Il n’en fallait pas tant pour provoquer la colère de plusieurs dizaines d’ONG début septembre, prêtes à en découdre à coups de casseroles. L’association Générations Futures a même déclaré que « la déréglementation empêcherait les citoyens de savoir ce qu’ils mangent et les agriculteurs de savoir ce qu’ils sèment. Les propositions de la Commission franchissent des lignes rouges en matière de biosécurité, de transparence de l’information et de protection des consommateurs. Elles doivent être rejetées ». Un argument sur le manque de transparence évident du dit cadre, qui, dans une époque de méfiance généralisée à l’égard des pouvoirs publics, devrait éveiller la vigilance de bon nombre de citoyens européens. Pour Francesco Sottile, professeur à l’Université de Palerme et membre du bureau exécutif de Slow Food Italie : « les nouveaux — et les anciens — OGM sont totalement incompatibles avec l’agroécologie. Ils ne sont profitables qu’aux agriculteurs pratiquant la monoculture et refusant d’adopter des techniques qui permettraient d’améliorer la résilience des terres et des zones rurales ».
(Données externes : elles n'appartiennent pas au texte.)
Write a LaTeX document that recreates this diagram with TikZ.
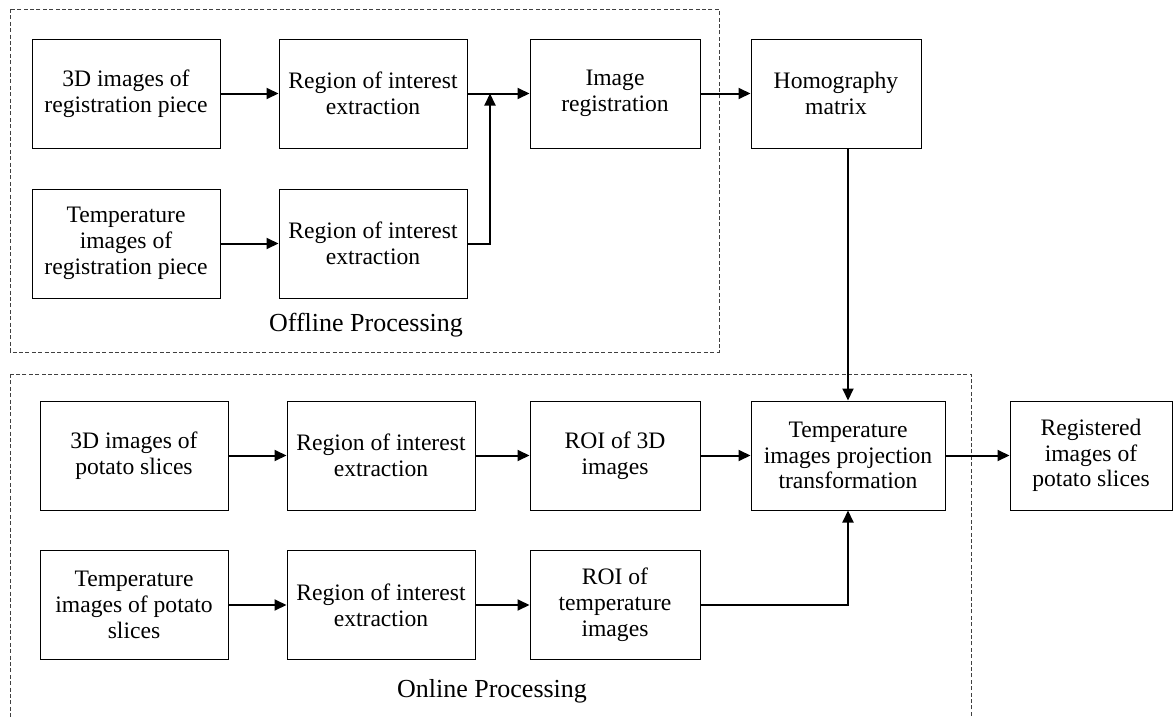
\documentclass[tikz,border=0pt]{standalone}
\usepackage{fontspec}
\setmainfont{Liberation Serif}
\usetikzlibrary{arrows.meta}

\tikzset{
  block/.style={draw, line width=0.5pt, align=center, minimum height=54.5pt,
    inner sep=2pt, font=\fontsize{11.8}{12.9}\selectfont},
  flow/.style={line width=1pt, -{Triangle[length=6pt,width=5.5pt]}},
  group/.style={draw=black!75, line width=0.5pt, dash pattern=on 2pt off 1.2pt},
  grouplbl/.style={font=\fontsize{13}{14}\selectfont},
}

\begin{document}
\begin{tikzpicture}[x=0.5pt, y=-0.5pt]
  \useasboundingbox (0,0) rectangle (1175,718);

  % dashed groups
  \draw[group] (10,9) rectangle (719,352);
  \draw[group] (10,374) rectangle (971,730);
  \node[grouplbl] (offlbl) at (366,325) {Offline Processing};
  \node[grouplbl] (onlbl) at (492,691) {Online Processing};

  % offline part
  \node[block, minimum width=94pt] (regA) at (126,93.5) {3D images of\\registration piece};
  \node[block, minimum width=94pt] (roiA) at (373,93.5) {Region of interest\\extraction};
  \node[block, minimum width=85pt] (imreg) at (615,93.5) {Image\\registration};
  \node[block, minimum width=85pt] (homo) at (836,93.5) {Homography\\matrix};
  \node[block, minimum width=94pt] (regB) at (126,243.5) {Temperature\\images of\\registration piece};
  \node[block, minimum width=94pt] (roiB) at (373,243.5) {Region of interest\\extraction};
  \coordinate (meet) at (490,93.5);

  % online part
  \node[block, minimum width=94pt] (potA) at (134,455.5) {3D images of\\potato slices};
  \node[block, minimum width=94pt] (roiC) at (381,455.5) {Region of interest\\extraction};
  \node[block, minimum width=85pt] (roi3d) at (615,455.5) {ROI of 3D\\images};
  \node[block, minimum width=97pt] (proj) at (848,455.5) {Temperature\\images projection\\transformation};
  \node[block, minimum width=81pt] (result) at (1091,455.5) {Registered\\images of\\potato slices};
  \node[block, minimum width=94pt] (potB) at (134,605) {Temperature\\images of potato\\slices};
  \node[block, minimum width=94pt] (roiD) at (381,605) {Region of interest\\extraction};
  \node[block, minimum width=85pt] (roiT) at (615,605) {ROI of\\temperature\\images};

  % connectors
  \draw[flow] (regA) -- (roiA);
  \draw[flow] (regB) -- (roiB);
  \draw[flow] (roiA) -- (imreg);
  \draw[flow] (roiB.east) -| (meet);
  \draw[flow] (imreg) -- (homo);
  \draw[flow] (homo.south -| proj.north) -- (proj.north);
  \draw[flow] (potA) -- (roiC);
  \draw[flow] (potB) -- (roiD);
  \draw[flow] (roiC) -- (roi3d);
  \draw[flow] (roiD) -- (roiT);
  \draw[flow] (roi3d) -- (proj);
  \draw[flow] (roiT.east) -| (proj.south);
  \draw[flow] (proj) -- (result);
\end{tikzpicture}
\end{document}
Plus récemment, le 4 octobre dernier, c’était au tour Slow Food, le mouvement pour l’alimentation et la biodiversité, de se présenter comme le porte parole de la majorité des européens qui « ne veulent pas de nouveaux OGM dans leurs champs ni dans leurs assiettes ». Pour l’association, ce texte ne répond absolument pas aux enjeux de son époque comme le promet la Commission, bien au contraire, et ne ferait que « tomber dans le piège de la technologie ». Pire, il se baserait essentiellement sur des études biaisées, incomplètes et totalement subjectives, notamment une étude datée d’avril 2020 qui stipulait « que les NGT pourraient profiter à la société européenne », car elles permettraient d’améliorer la durabilité des systèmes alimentaires. Slow Food avait alors répondu le 6 juin dernier en publiant une note de synthèse demandant que la régulation actuelle reste en vigueur. En compagnie de 60 autres organisations de la société civile, le groupe avait également répondu conjointement à la Commission « afin d’exposer en détails leurs multiples préoccupations concernant son rapport ». Sans nous faire l’avocat de qui que ce soit, espérons que ces nombreuses craintes, justifiées, inciteront les membres de la Commission Européenne à un peu plus de transparence. Continuer d’avancer dans cette direction en gardant leur cuisine en interne ne ferait qu’endommager une planète qui n’en a définitivement pas besoin… et la confiance de millions d’européens déjà bien entamée.
En résumé
La Commission Européenne consulte les citoyens sur une possible déréglementation des plantes et aliments génétiquement modifiés.